I'm crazy busy with work but as soon as I have a free evening and > 6 hrs to sleep I'll test it out, I'm guessing that if I hit my test apparatus with 125mA, then 250mA with the same laser, I should get close-to-2x values (I expect there'll be some non-linearity)...... I'll see how close this gets me!

Thanks again for the input, guys!

Incidentally, can TECs accurately measure power by rate-of-change (derivative)? If so might this be a faster way of getting data? Or would variance in beam size hitting the unit change the heat dissipation characteristics too much..? I know this is a very technical question but I thought I'd throw it out there : )

Well, as for using a temperature sensor, it's not so easy, cause the difference of temperature caused from a beam, also a 100mW beam, is not so high, and the thermal mass of the reading plate is also an important parameter ..... just as example, i had tried this way, in the first times, with thermocouples junctions (got ten of thin wire thermocouples like these ones and mangled them for get the jnctions with few millimeters of wire), glueing them on the back of a 10mm aluminium disc took from a black anodized fin, with thermal epoxy ..... the assembly was working, but slower than a small TEC, and not for low powers, and it had 10 junctions in serie ..... with only one, it must be almost insensitive (and, BTW, you don't need a reference temp sensor ..... once you set the zero on the ambient temp, the variation is already proportional to the power, without need a reference)
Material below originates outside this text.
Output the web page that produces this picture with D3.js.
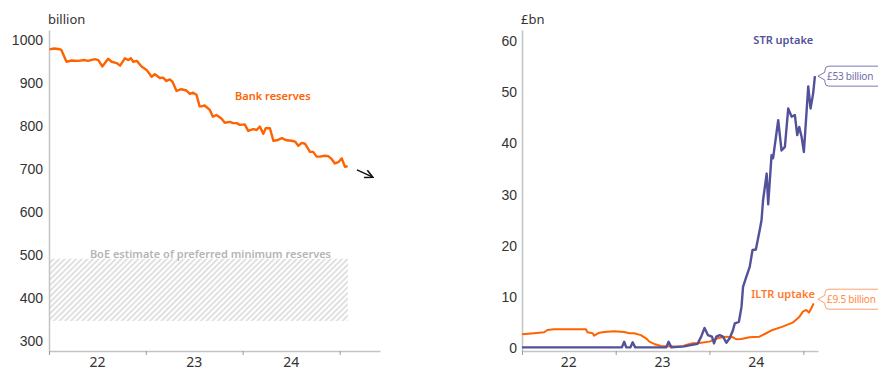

About the derivative, it's probably not useable, cause the derive is not linear ..... it's a curve that depend from the thermal mass, original temperature, power of the beam, air temperature, adsorbtion coefficent, intrinsic thermal exchange rate of the TEC junctions (and number of them), thermal exchange from face to air (that also change if the TEC is sealed or open-air) and so on ..... i think it ends in a too much complex calculation, just for avoid to wait 15 seconds ..... where instead, once the temperature of the reading face is stabilized from the beam power adsorbed, the reading is precise enough for direct reading.